:: Dataset content

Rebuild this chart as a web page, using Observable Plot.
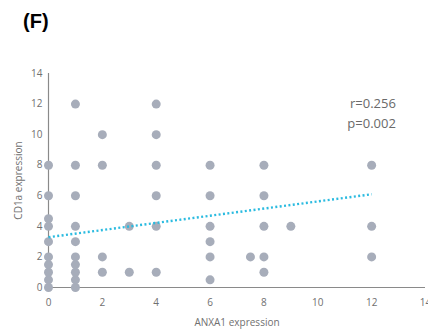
<!DOCTYPE html>
<html>
<head>
<meta charset="utf-8">
<script src="https://cdn.jsdelivr.net/npm/d3@7"></script>
<script src="https://cdn.jsdelivr.net/npm/@observablehq/plot@0.6"></script>
<style>
  body { margin: 0; background: #fff; width: 428px; height: 331px; overflow: hidden; }
  #title { height: 50px; box-sizing: border-box; padding: 10px 0 0 23px; font: bold 20px "Liberation Sans", Arial, sans-serif; color: #000; }
  #chart svg { display: block; }
</style>
</head>
<body>
<div id="title">(F)</div>
<div id="chart"></div>
<script>
// ANXA1 expression (x) vs CD1a expression (y)
const anxa1 = [0,0,0,0,0,0,0,0,0,0,
               1,1,1,1,1,1,1,1,1,1,
               2,2,2,2,
               3,3,
               4,4,4,4,4,4,
               6,6,6,6,6,6,
               7.5,
               8,8,8,8,8,
               9,
               12,12,12];
const cd1a  = [0,0.5,1,1.5,2,3,4,4.5,6,8,
               0,0.5,1,1.5,2,3,4,6,8,12,
               1,2,8,10,
               1,4,
               1,4,6,8,10,12,
               0.5,2,3,4,6,8,
               2,
               1,2,4,6,8,
               4,
               2,4,8];
const trendX = [0, 12];
const trendY = [3.29, 6.1];
const statsText = ["r=0.256", "p=0.002"];
const statsX = [12.9, 12.9];
const statsY = [12.0, 10.7];
const ticks = [0, 2, 4, 6, 8, 10, 12, 14];

const points = anxa1.map((x, i) => ({x, y: cd1a[i]}));
const trend = trendX.map((x, i) => ({x, y: trendY[i]}));
const stats = statsText.map((t, i) => ({t, x: statsX[i], y: statsY[i]}));

const chart = Plot.plot({
  width: 428,
  height: 281,
  marginTop: 23,
  marginBottom: 44,
  marginLeft: 48,
  marginRight: 3,
  style: { fontFamily: "'Open Sans', sans-serif", fontSize: "10px", color: "#707070", background: "#fff" },
  x: { domain: [0, 14], ticks, tickSize: 0, tickPadding: 11, label: "ANXA1 expression", labelArrow: false, labelAnchor: "center", labelOffset: 38 },
  y: { domain: [0, 14], ticks, tickSize: 0, tickPadding: 6, label: "CD1a expression", labelArrow: false, labelAnchor: "center", labelOffset: 34 },
  marks: [
    Plot.ruleX([0], { stroke: "#8a8a8a", strokeWidth: 1.2 }),
    Plot.ruleY([0], { stroke: "#8a8a8a", strokeWidth: 1.2, x1: 0, x2: 14 }),
    Plot.dot(points, { x: "x", y: "y", r: 4.5, fill: "#a7adba", stroke: "none" }),
    Plot.line(trend, { x: "x", y: "y", stroke: "#2bbbe0", strokeWidth: 2.4, strokeDasharray: "2 2.4", strokeLinecap: "butt" }),
    Plot.text(stats, { x: "x", y: "y", text: "t", textAnchor: "end", fontSize: 13, fill: "#6a6a6a" })
  ]
});
document.getElementById("chart").appendChild(chart);
</script>
</body>
</html>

::::

[Problem to solve]: Extract all lines from the material above that include the word "chart".

[Answer to the task]:
Rebuild this chart as a web page, using Observable Plot.
  #chart svg { display: block; }
<div id="chart"></div>
const chart = Plot.plot({
document.getElementById("chart").appendChild(chart);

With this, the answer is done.